With the help of university faculty from multiple disciplines, students and volunteers helped create, design, teach, and implement real-world solutions in these communities while garnering real-world experience. A central goal in all VE projects is teaching these solutions to community members, trying to ensure that they continue to serve the area long after there implementation.
Now joined with the SELCO Foundation, VE strives to continue its work using renewable resources to empower and enable communities to break the cycle of poverty. Through sustainable systems and innovative ideas that embrace the resources, economy, and culture of the community, VE hopes to give these communities the tools and skills to become self-sustaining and continue growing long after VE’s influence.
Defining the Problem
According to the World Health Organization (WHO), in 2019, 1 in 3 people did not have access to safe drinking water, and 2.2 billion people around the world did not have safely managed drinking water services (WHO 2019).
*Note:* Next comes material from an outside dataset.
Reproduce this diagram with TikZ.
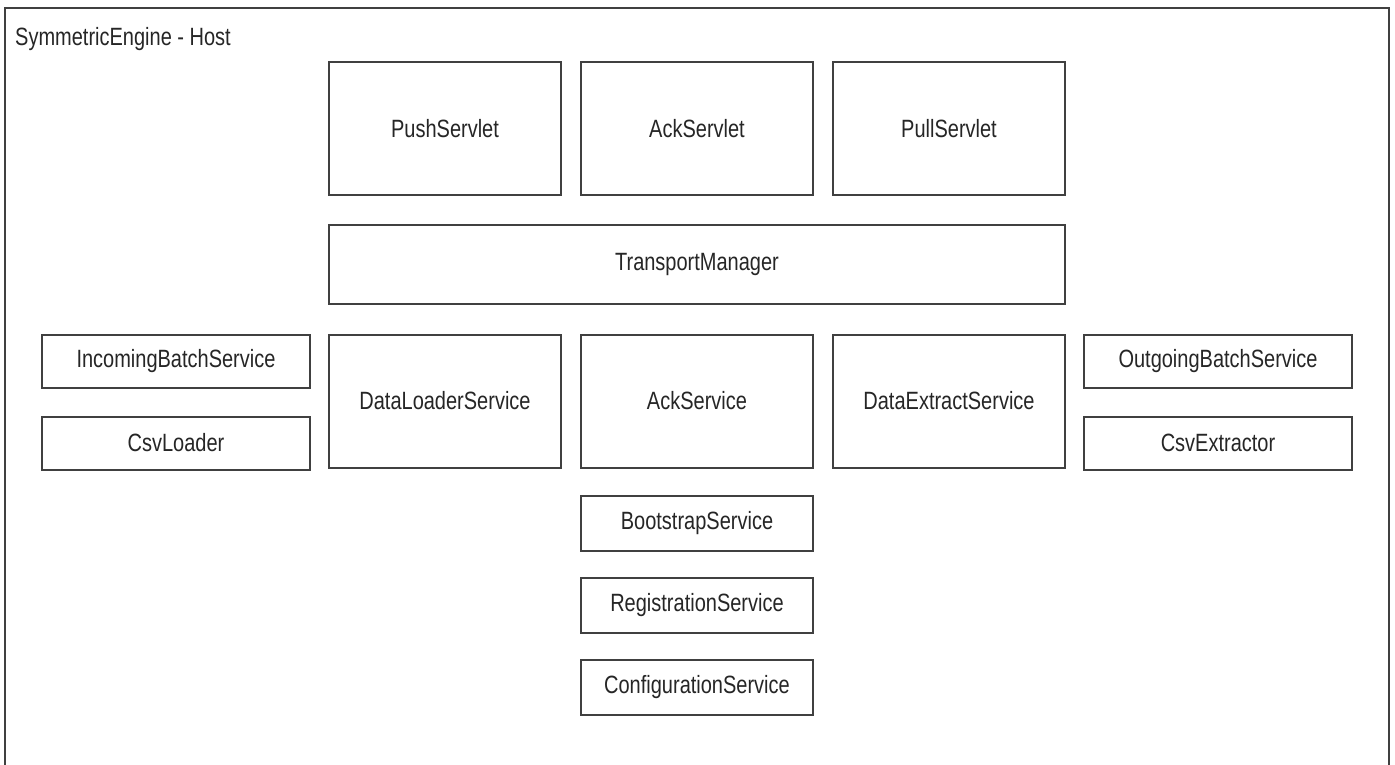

That same year 40% of the world’s population, about 3 billion people, did not have access to clean energy to cook with, and 13% of the world did not have access to electricity (OurWorldinData, 2019).
In 2015 10% of the world’s population or 734 million people, lived on less than $1.90 a day (World Bank 2015).
What Village Empowerment Has Been Doing
The magnitude of the problem can be overwhelming. However, VE aims to offer to students and volunteers a path to respond to this concern in a concrete and work together to make a real difference among the poor, while we all learn in the process. The evolving model of VE — founded on a commitment to a sustainable partnership among students, faculty, professional volunteers, and local communities—enables VE to help these communities find solutions and to continue growing, using their own resources.
VE completed twenty-nine trips to Peru for two weeks each since 1997 and eleven trips to the Tohono O’odham reservation in AZ since 2007.
The Program, started by UMass Lowell students, spawned the non-profit Village Empowerment, Inc., in part to facilitate microenterprise development, such as solar irrigation design and installation, and solar water bottle purification.